Dolber: You get a maturity in an industry, then consolidation, and then you get fragmentation again.

It’ll mature, consolidate, but then it’ll break apart because you have these upstarts that’ll come with a new way to do things like Apple. You think about that ad: They show a guy up on the screen. He looks like a communist leader, and they got a bunch of skinheads […] all bald, all in gray suits just sitting there listening to this guy screaming on the screen. The only one in color was that girl who came running in. She threw the hammer at the screen, and it broke. The wind comes out of the screen, and it’s blowing on them, and they’re blowing away. It says, ‘Find out why 1984 won’t be like 1984.’
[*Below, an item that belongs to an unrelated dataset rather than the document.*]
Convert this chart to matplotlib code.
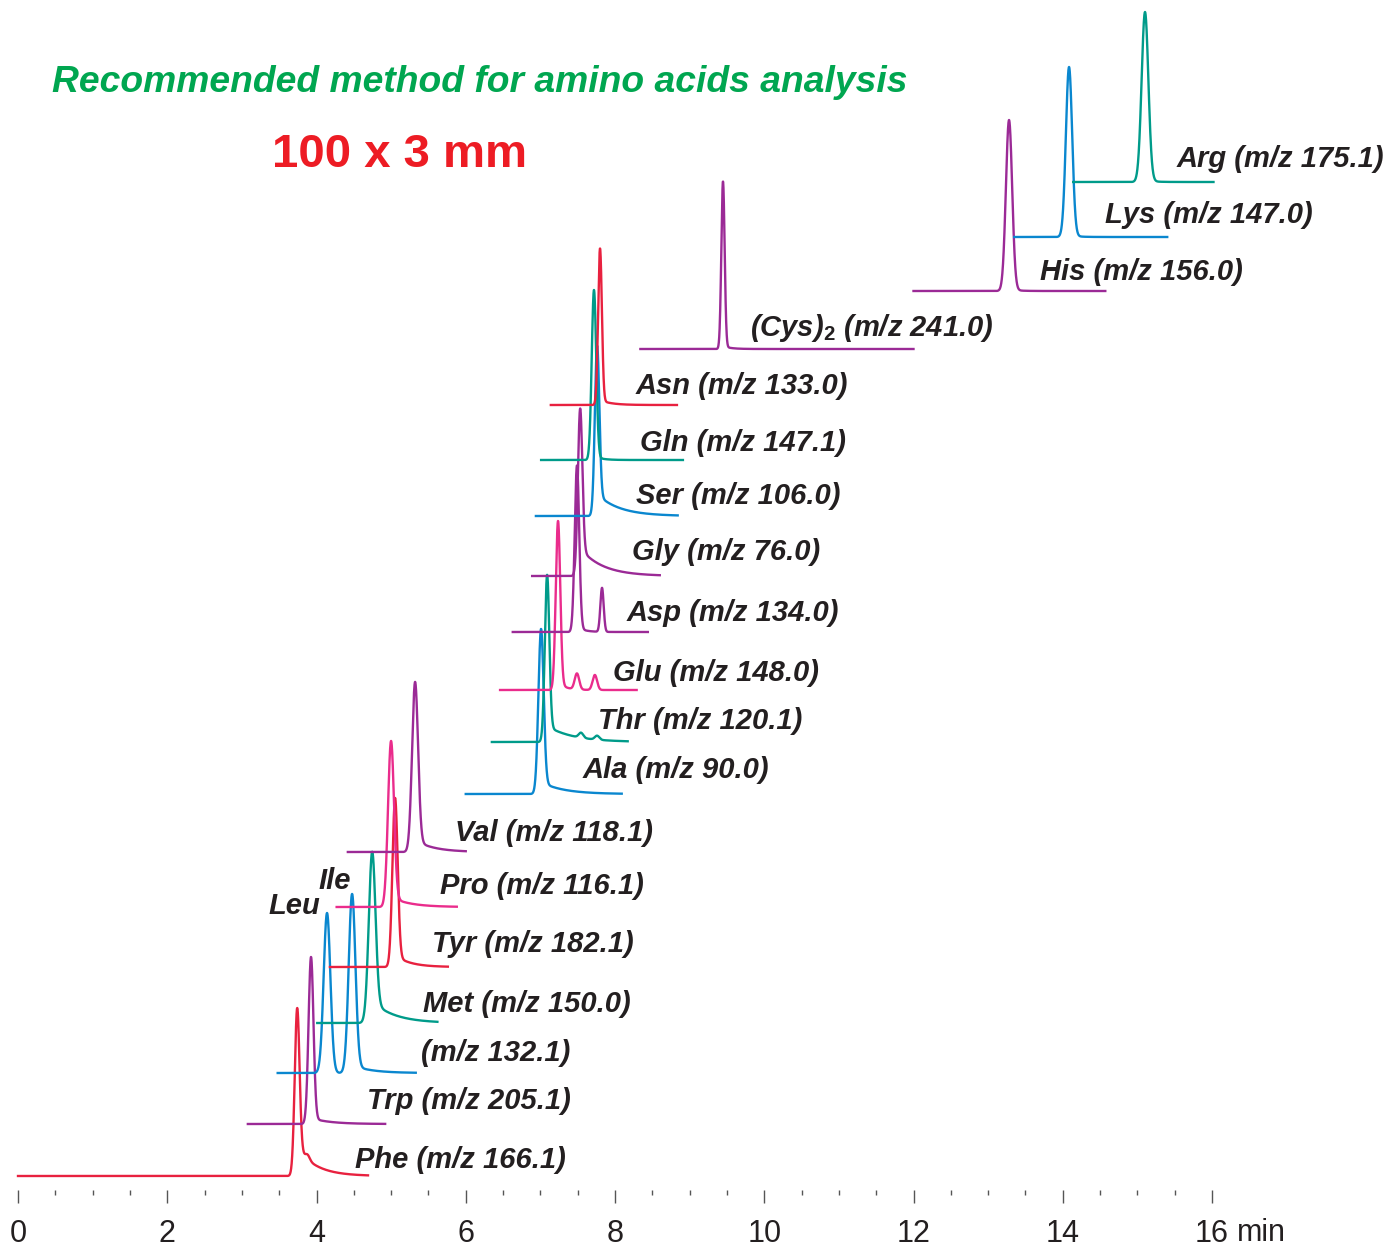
import numpy as np
import matplotlib
matplotlib.use("Agg")
import matplotlib.pyplot as plt

plt.rcParams['font.family'] = ['Liberation Sans', 'DejaVu Sans']
plt.rcParams['mathtext.fontset'] = 'custom'
plt.rcParams['mathtext.rm'] = 'Liberation Sans:bold'
plt.rcParams['mathtext.it'] = 'Liberation Sans:bold:italic'

RED = '#e8213f'
PURPLE = '#9b2a96'
BLUE = '#0a87cf'
TEAL = '#009b8a'
PINK = '#ea2c8c'

# one entry per trace, bottom to top
names = ['Phe (m/z 166.1)', 'Trp (m/z 205.1)', '(m/z 132.1)', 'Met (m/z 150.0)',
         'Tyr (m/z 182.1)', 'Pro (m/z 116.1)', 'Val (m/z 118.1)', 'Ala (m/z 90.0)',
         'Thr (m/z 120.1)', 'Glu (m/z 148.0)', 'Asp (m/z 134.0)', 'Gly (m/z 76.0)',
         'Ser (m/z 106.0)', 'Gln (m/z 147.1)', 'Asn (m/z 133.0)',
         '(Cys)$_{2}$ (m/z 241.0)', 'His (m/z 156.0)', 'Lys (m/z 147.0)',
         'Arg (m/z 175.1)']
colors = [RED, PURPLE, BLUE, TEAL, RED, PINK, PURPLE, BLUE, TEAL, PINK,
          PURPLE, PURPLE, BLUE, TEAL, RED, PURPLE, PURPLE, BLUE, TEAL]
t_start = [0.0, 3.08, 3.48, 4.01, 4.18, 4.27, 4.42, 6.00, 6.35, 6.46,
           6.63, 6.89, 6.94, 7.01, 7.14, 8.34, 12.00, 13.35, 14.14]
t_end = [4.69, 4.92, 5.33, 5.62, 5.76, 5.88, 6.00, 8.09, 8.17, 8.29,
         8.44, 8.60, 8.84, 8.91, 8.83, 12.00, 14.57, 15.40, 16.02]
offsets = [72, 124, 175, 225, 281, 341, 396, 454, 506, 558,
           616, 672, 732, 788, 843, 899, 957, 1011, 1066]
# peaks: (retention time, height, sigma)
peaks = [
    [(3.739, 153, 0.032), (3.88, 5, 0.03)],
    [(3.926, 164, 0.033)],
    [(4.141, 160, 0.045), (4.476, 175, 0.045)],
    [(4.744, 160, 0.045)],
    [(5.052, 163, 0.035)],
    [(4.998, 161, 0.040)],
    [(5.320, 164, 0.040)],
    [(7.008, 159, 0.035)],
    [(7.089, 159, 0.030), (7.544, 5, 0.03), (7.76, 4, 0.03)],
    [(7.236, 165, 0.030), (7.49, 16, 0.03), (7.73, 15, 0.03)],
    [(7.490, 164, 0.030), (7.826, 44, 0.022)],
    [(7.531, 153, 0.030)],
    [(7.759, 159, 0.030)],
    [(7.718, 168, 0.030)],
    [(7.799, 154, 0.025)],
    [(9.447, 166, 0.022)],
    [(13.28, 170, 0.042)],
    [(14.084, 169, 0.042)],
    [(15.102, 169, 0.045)],
]
# exponential tail after the main peak: (amplitude, tau)
tails = [(29, 0.25), (6, 0.25), (8, 0.25), (22, 0.30), (12, 0.20), (10, 0.25),
         (12, 0.25), (12, 0.30), (16, 0.35), (8, 0.10), (5, 0.10), (28, 0.30),
         (22, 0.30), (4, 0.10), (5, 0.15), (3, 0.10), (2, 0.1), (2, 0.1), (2, 0.1)]
# label anchors (time, offset) for each trace label
label_x = [4.52, 4.68, 5.40, 5.43, 5.55, 5.66, 5.86, 7.56, 7.77, 7.97,
           8.15, 8.23, 8.28, 8.34, 8.28, 9.81, 13.69, 14.57, 15.52]
label_y = [88, 147, 195, 244, 304, 362, 415, 478, 527, 575,
           635, 696, 752, 805, 862, 920, 976, 1033, 1089]

ticks = [0, 2, 4, 6, 8, 10, 12, 14, 16]


def trace(i):
    t = np.linspace(t_start[i], t_end[i], 2000)
    y = np.full_like(t, offsets[i], dtype=float)
    for rt, h, s in peaks[i]:
        y += h * np.exp(-0.5 * ((t - rt) / s) ** 2)
    rt0, h0, s0 = peaks[i][-1] if i == 2 else peaks[i][0]
    amp, tau = tails[i]
    step = 1.0 / (1.0 + np.exp(-(t - rt0) / (0.5 * s0)))
    y += amp * np.exp(-np.clip(t - rt0, 0, None) / tau) * step
    return t, y


fig = plt.figure(figsize=(13.87, 12.48), dpi=100)
ax = fig.add_axes([0, 0, 1, 1])
ax.set_xlim(-18 / 74.625, (1387 - 18) / 74.625)
ax.set_ylim(0, 1248)

lab = dict(fontsize=21, fontweight='bold', style='italic', color='#231f20',
           ha='left', va='center')
for i in range(len(names)):
    t, y = trace(i)
    ax.plot(t, y, color=colors[i], lw=1.7)
    ax.text(label_x[i], label_y[i], names[i], **lab)

ax.text(3.35, 342, 'Leu', **lab)
ax.text(4.02, 367, 'Ile', **lab)

ax.text(0.46, 1166, 'Recommended method for amino acids analysis', fontsize=26.8,
        fontweight='bold', style='italic', color='#00a650', ha='left', va='center')
ax.text(3.40, 1093, '100 x 3 mm', fontsize=34, fontweight='bold',
        color='#ed1c24', ha='left', va='center')

for s in ['left', 'right', 'top']:
    ax.spines[s].set_visible(False)
ax.spines['bottom'].set_position(('data', 58))
ax.spines['bottom'].set_visible(False)
ax.set_yticks([])
ax.set_xticks(ticks)
ax.set_xticklabels([str(v) for v in ticks])
ax.set_xticks(np.arange(0, 16.01, 0.5), minor=True)
ax.tick_params(axis='x', which='major', direction='out', length=9, width=1.0,
               color='#555555', labelsize=22, pad=12, labelcolor='#231f20')
ax.tick_params(axis='x', which='minor', direction='out', length=3.8, width=1.0,
               color='#555555')
ax.text(16.33, 7, 'min', fontsize=22, color='#231f20', ha='left', va='baseline')

fig.savefig('out.png', dpi=100)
They didn’t say IBM, but they were pointing at IBM, clearly. There’s an upstart. Look where they are now. Now, they’re a mature company at the top of their game, but not then. Imagine if you bought Apple stock back then.

I think you will see continued consolidation, bigger and bigger, more controlled, but then you’ll see fragmentation as upstarts come along and companies find different ways of doing things.